When the sale of assets was first announced there were some 40 prospective buyers in the wings and Yahoo was demanding a minimum of $10 billion for its collection of 'core businesses'. Now that list has been whittled down to a few serious prospective purchasers led by Verizon Communications and AT&T but also including several private equity companies and an apparent outsider in the form of Dan Gilbert, the co-founder of Quicken Loans, a Detroit-based online home loans and mortgage company. Mr. Gilbert's bid is being bankrolled by Warren Buffet. Wheels within wheels. It now seems unlikely that Yahoo will realise much more than $6 billion in the sale and some analysts are saying it could be as low as $3 billion.

Meanwhile, as the bidding drags on and on, Yahoo's star continues to fall. The company is due to report its latest quarterly figures and they are widely expected to be dismal, recording yet further deterioration in revenues and profits.

And then there's the extra little surprise of the $1 billion owed by Yahoo to Mozilla. When the bidding process was well underway and had become serious, Yahoo suddenly announced to prospective buyers that they might have to stump-up to pay the billion bucks Mozilla says it is owed and wants - with immediate effect.

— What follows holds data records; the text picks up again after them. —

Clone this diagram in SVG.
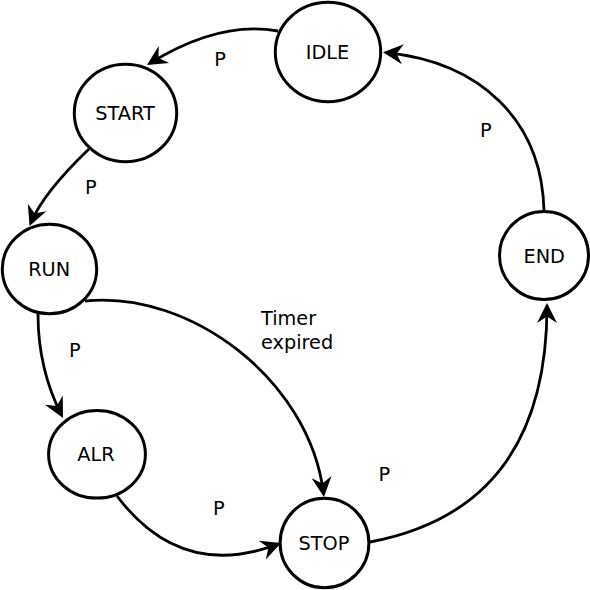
<svg xmlns="http://www.w3.org/2000/svg" width="590" height="590" viewBox="0 0 590 590">
<style>
  .node ellipse { fill: #ffffff; stroke: #000000; stroke-width: 3; }
  .node text, .lbl { font-family: "DejaVu Sans", "Liberation Sans", sans-serif; font-size: 19.3px; fill: #000000; }
  .node text { text-anchor: middle; }
  .edge { fill: none; stroke: #000000; stroke-width: 2.8; marker-end: url(#arr); }
</style>
<defs>
  <marker id="arr" markerUnits="userSpaceOnUse" markerWidth="1" markerHeight="1" refX="-3" refY="0" orient="auto" overflow="visible">
    <path d="M0,0 L-20,-10 L-13.5,0 L-20,10 Z" fill="#000000" stroke="none"/>
  </marker>
</defs>
<rect width="590" height="590" fill="#ffffff"/>
<g id="connectors">
  <path class="edge" d="M278,31 Q220,20 149.5,63.4"/>
  <path class="edge" d="M89,149 Q43,193 30.7,223.3"/>
  <path class="edge" d="M38,314 Q38,369 61.6,415.3"/>
  <path class="edge" d="M117,496 Q181,581 278.2,544"/>
  <path class="edge" d="M370,542 C460,525 547,470 547,306"/>
  <path class="edge" d="M544,211 C542,120 480,62 386,52.6"/>
  <path class="edge" d="M85,301 C190,290 310,380 323.6,494"/>
</g>
<g id="labels">
  <text class="lbl" x="214.3" y="65.7">P</text>
  <text class="lbl" x="85" y="194">P</text>
  <text class="lbl" x="69" y="356.7">P</text>
  <text class="lbl" x="213" y="515">P</text>
  <text class="lbl" x="378.5" y="480.7">P</text>
  <text class="lbl" x="480" y="136.7">P</text>
  <text class="lbl" x="261" y="325">Timer</text>
  <text class="lbl" x="261" y="349">expired</text>
</g>
<g id="node-idle" class="node">
  <ellipse cx="328" cy="52" rx="52.7" ry="49.7"/>
  <text x="327.5" y="58.8">IDLE</text>
</g>
<g id="node-start" class="node">
  <ellipse cx="125.5" cy="113" rx="51.2" ry="48.7"/>
  <text x="125" y="120">START</text>
</g>
<g id="node-run" class="node">
  <ellipse cx="49.5" cy="269" rx="47.2" ry="44.8"/>
  <text x="49.2" y="276">RUN</text>
</g>
<g id="node-alr" class="node">
  <ellipse cx="97" cy="454.3" rx="48.4" ry="43.8"/>
  <text x="96" y="461">ALR</text>
</g>
<g id="node-stop" class="node">
  <ellipse cx="324.5" cy="543" rx="44.4" ry="44.8"/>
  <text x="324" y="549.5">STOP</text>
</g>
<g id="node-end" class="node">
  <ellipse cx="544" cy="255.5" rx="44.5" ry="44"/>
  <text x="544.2" y="262.5">END</text>
</g>
</svg>
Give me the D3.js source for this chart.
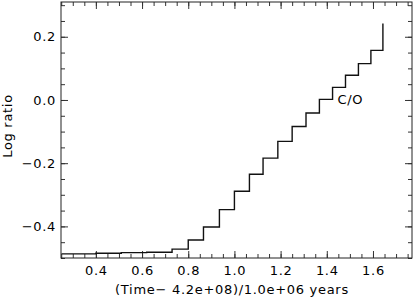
<!DOCTYPE html>
<html>
<head>
<meta charset="utf-8">
<script src="https://cdn.jsdelivr.net/npm/d3@7"></script>
<style>
  body { margin: 0; background: #fff; }
  text { font-family: "DejaVu Sans", sans-serif; fill: #000; letter-spacing: 0.7px; }
</style>
</head>
<body>
<svg id="chart" width="413" height="302"></svg>
<script>
// step edges (x) and level that starts at each edge (y)
let stepX = [0.251, 0.40, 0.51, 0.62, 0.73, 0.80, 0.866, 0.935, 1.0, 1.065, 1.124,
             1.188, 1.250, 1.310, 1.368, 1.425, 1.481, 1.537, 1.591, 1.643];
let stepY = [-0.487, -0.485, -0.483, -0.482, -0.472, -0.443, -0.402, -0.347, -0.289, -0.235, -0.184,
             -0.131, -0.084, -0.041, 0.002, 0.040, 0.078, 0.115, 0.157, 0.242];
let xTicks = [0.4, 0.6, 0.8, 1.0, 1.2, 1.4, 1.6];
let yTicks = [-0.4, -0.2, 0.0, 0.2];
let label = "C/O";

let margin = {top: 2, right: 1, bottom: 44, left: 61},
    width = 413 - margin.left - margin.right,
    height = 302 - margin.top - margin.bottom;

let svg = d3.select("#chart");
let g = svg.append("g")
    .attr("transform", "translate(" + margin.left + "," + margin.top + ")");

let x = d3.scaleLinear().domain([0.249, 1.769]).range([0, width]);
let y = d3.scaleLinear().domain([-0.5, 0.31]).range([height, 0]);

let fmt = d3.format(".1f");
let minorX = d3.range(0.25, 1.76, 0.05);
let minorY = d3.range(-0.5, 0.31, 0.05);

// inward ticks on all four sides
function tickAxis(axis, scale, major, minor, transform, fmtFn, pad) {
    let ga = g.append("g").attr("transform", transform);
    ga.call(axis(scale).tickValues(minor).tickSize(-4).tickFormat(""));
    ga.select(".domain").remove();
    let gm = g.append("g").attr("transform", transform);
    gm.call(axis(scale).tickValues(major).tickSize(-7).tickPadding(pad)
        .tickFormat(fmtFn ? fmtFn : ""));
    gm.select(".domain").remove();
    gm.selectAll("text").style("font-size", "13px")
        .style("font-family", "'DejaVu Sans', sans-serif");
    return gm;
}
function minus(d) { return fmt(d).replace("-", "\u2212"); }

tickAxis(d3.axisBottom, x, xTicks, minorX, "translate(0," + height + ")", minus, 8);
tickAxis(d3.axisTop, x, xTicks, minorX, "translate(0,0)", null, 8);
tickAxis(d3.axisLeft, y, yTicks, minorY, "translate(0,0)", minus, 5);
tickAxis(d3.axisRight, y, yTicks, minorY, "translate(" + width + ",0)", null, 5);

g.selectAll(".tick line").attr("stroke", "#333");

g.append("rect")
    .attr("width", width).attr("height", height)
    .attr("fill", "none").attr("stroke", "#222").attr("stroke-width", 1);

let pts = stepX.map(function(d, i) { return [d, stepY[i]]; });
let line = d3.line()
    .x(function(d) { return x(d[0]); })
    .y(function(d) { return y(d[1]); })
    .curve(d3.curveStepAfter);

g.append("path")
    .datum(pts)
    .attr("d", line)
    .attr("fill", "none")
    .attr("stroke", "#111")
    .attr("stroke-width", 1.4);

g.append("text")
    .attr("x", x(1.446))
    .attr("y", y(-0.012))
    .style("font-size", "13px")
    .text(label);

svg.append("text")
    .attr("x", 232)
    .attr("y", 294)
    .attr("text-anchor", "middle")
    .style("font-size", "13px")
    .text("(Time\u2212 4.2e+08)/1.0e+06 years");

svg.append("text")
    .attr("transform", "translate(12," + (margin.top + height / 2 - 4) + ") rotate(-90)")
    .attr("text-anchor", "middle")
    .style("font-size", "13px")
    .text("Log ratio");
</script>
</body>
</html>
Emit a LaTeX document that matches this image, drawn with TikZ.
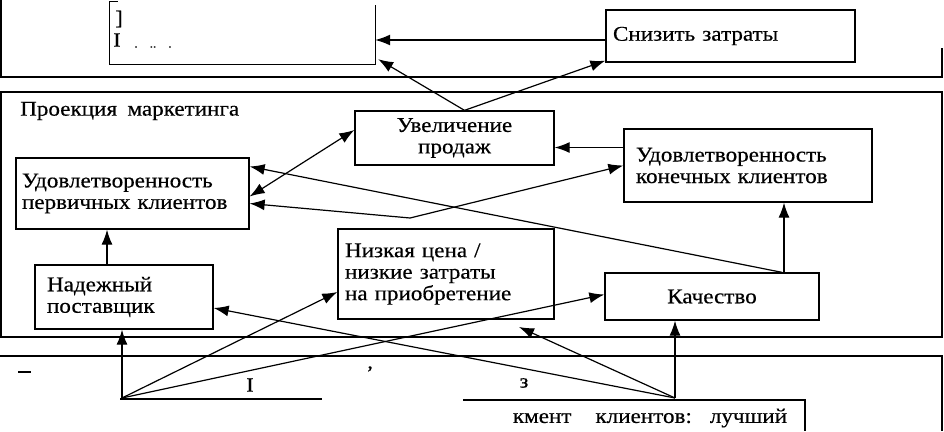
\documentclass[tikz,border=0pt]{standalone}
\usepackage{fontspec}
\setmainfont{Liberation Serif}[WordSpace=1.8, FakeStretch=1.1, FakeBold=0.4]
\usetikzlibrary{arrows.meta}
\begin{document}
\begin{tikzpicture}[x=1pt,y=-1pt,
  txt/.style={font=\fontsize{21}{21.5}\selectfont},
  box/.style={txt, draw, line width=1.3pt, inner sep=0pt},
  arr/.style={line width=1.2pt, -{Latex[length=15pt,width=11pt]}},
  darr/.style={line width=1.2pt, {Latex[length=15pt,width=11pt]}-{Latex[length=15pt,width=11pt]}},
  frame/.style={line width=1.2pt},
  frag/.style={font=\fontsize{20}{20}\selectfont, inner sep=0pt},
]
\useasboundingbox (0,0) rectangle (944,431);

% section frames
\draw[frame] (1,0) -- (1,77) -- (942,77) -- (942,48);
\draw[frame] (1,92) rectangle (942,337);
\draw[frame] (0,356) -- (942,356) -- (942,431);
\draw[frame] (120,399) -- (322,399);
\draw[frame] (463,400) -- (805,400) -- (805,431);
\draw[line width=2.5pt] (18,372) -- (31,372);

% top-left partly erased box
\node[inner sep=0pt, minimum width=265pt, minimum height=62pt] (topbox) at (242.5,33) {};
\draw[line width=1.3pt] ([xshift=8pt]topbox.north west) -- (topbox.north west) -- (topbox.south west) -- (topbox.south east) -- ([yshift=-3pt]topbox.north east);
\node[frag] (f1) at (119,19) {]};
\node[frag] (f2) at (117,40) {I};
\node[frag, font=\fontsize{12}{12}\selectfont] (f3) at (153,47) {.\hspace{12pt}..\hspace{12pt}.};

\node[box, minimum width=249pt, minimum height=52pt, text width=235pt, align=left] (snizit) at (730.5,36) {Снизить затраты};

\node[txt, anchor=west, inner sep=0pt] (proj) at (20,111) {Проекция маркетинга};

\node[box, minimum width=199pt, minimum height=54pt, align=center] (uvel) at (454.5,138) {Увеличение\\продаж};
\node[box, minimum width=233pt, minimum height=71pt, text width=221pt, align=left] (perv) at (132.5,193.5) {Удовлетворенность\\первичных клиентов};
\node[box, minimum width=248pt, minimum height=73pt, text width=224pt, align=left] (konech) at (748,165.5) {Удовлетворенность\\конечных клиентов};
\node[box, minimum width=216pt, minimum height=90pt, text width=202pt, align=left] (nizk) at (446,274) {Низкая цена /\\низкие затраты\\на приобретение};
\node[box, minimum width=178pt, minimum height=64pt, text width=154pt, align=left] (nadezh) at (124,297) {Надежный\\поставщик};
\node[box, minimum width=214pt, minimum height=47pt, align=center] (kach) at (712,296.5) {Качество};

% bottom fragments
\node[frag] (f4) at (250,385) {I};
\node[frag] (f5) at (370,373) {ʼ};
\node[frag] (f6) at (524,383) {з};
\node[txt, inner sep=0pt] (segm) at (650,418) {кмент\hspace{24pt}клиентов:\hspace{18pt}лучший};

% coordinates
\coordinate (uvtop) at ([xshift=10pt]uvel.north);
\coordinate (kq) at ([xshift=70pt]kach.north);
\coordinate (v) at (410,218);
\coordinate (s1) at (122,398);
\coordinate (s2) at (675,398);
\coordinate (tipN) at (519,327);

% connectors
\draw[arr] ([yshift=-4pt]snizit.west) -- ([yshift=-4pt]snizit.west -| topbox.east);
\draw[arr] (uvtop) -- ([xshift=3pt,yshift=5pt]topbox.south east);
\draw[arr] (uvtop) -- ([yshift=2pt]snizit.south west);
\draw[arr] ([yshift=18pt]konech.west) -- ([yshift=18pt]konech.west -| uvel.east);
\draw[darr] ([yshift=-3pt]perv.east) -- ([yshift=8pt]uvel.west);
\draw[arr] (v) -- ([yshift=-10pt]perv.east);
\draw[arr] (v) -- (konech.west);
\draw[arr] (kq) -- ([yshift=27pt]perv.east);
\draw[arr] ([xshift=2pt]kq) -- ([xshift=2pt]kq |- konech.south);
\draw[arr] ([xshift=-17pt]nadezh.north) -- ([xshift=-17pt]nadezh.north |- perv.south);

\draw[arr] (s1) -- (s1 |- nadezh.south);
\draw[arr] (s1) -- ([yshift=-18pt]nizk.west);
\draw[arr] (s1) -- ([yshift=2pt]kach.west);
\draw[arr] (s2) -- (s2 |- kach.south);
\draw[arr] (s2) -- (tipN);
\draw[arr] (s2) -- ([yshift=-11pt]nadezh.east);
\end{tikzpicture}
\end{document}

Back in 2014, Yahoo agreed to pay Mozilla a minimum of $375 million a year to make Yahoo the default search engine on Firefox. That was expensive enough at the time but Marissa Mayer made thins worse by personally negotiating and signing-off a codicil giving Mozilla the right to demand any and all of remaining payments on the deal to be made immediately in the event of Yahoo being sold.

That's bad enough, but Yahoo's senior management made the decision not to disclose to shareholders and investors the provisions of the Ada Doom clause in the contract with Mozilla. It said they were 'not significant enough' even though the US Securities and Exchange Commission (SEC) sent Yahoo a series of letters requiring it to provide the agency with all the terms of the Mozilla agreement and to list and explain any potential risks that Yahoo might face as a result of Ms. Mayer's unhelpful negotiation of the addenda to the contract.

To help put things in context in terms of money down the drain, when Ms. Mayer became CEO of Yahoo in 2012 the company was positioned to become a major force in social media and make a lot of cash from it but instead the CEO persuaded the board to let her spend a billion dollars on buying the blogging start-up Tumblr, an acquisition that has returned next to nothing. She also ignored opportunities in content to concentrate on search and did costly paid-traffic deals (as in it cost Yahoo an arm and a leg) with arch-rivals Google and Microsoft.

And yet Marissa Mayer has led a charmed life, weathering storms of criticism from shareholders and analysts that would have seen many another CEO unceremoniously jettisoned into the briny. That is because she could point to (and take shelter behind) the gains in value made by Yahoo's 15 per cent holding in the Alibaba Group - even though she had nothing whatsoever to do with securing that holding in the first place. And then there's the 35.5 per cent Yahoo owns of Yahoo Japan, also nothing to do with her.

But it now looks as though Ms. Mayer's time at Yahoo is just about up and that someone new and, hopefully, more competent will soon take of control of the depleted but valuable rump of a once great company. With final bids due in today, the Yahoo board is expected to announce a buyer or buyers within no more than a few days. The endgame is nigh for Ada Doom. Mind you, she'll swan-off with a $150 million severance package tucked under her wing.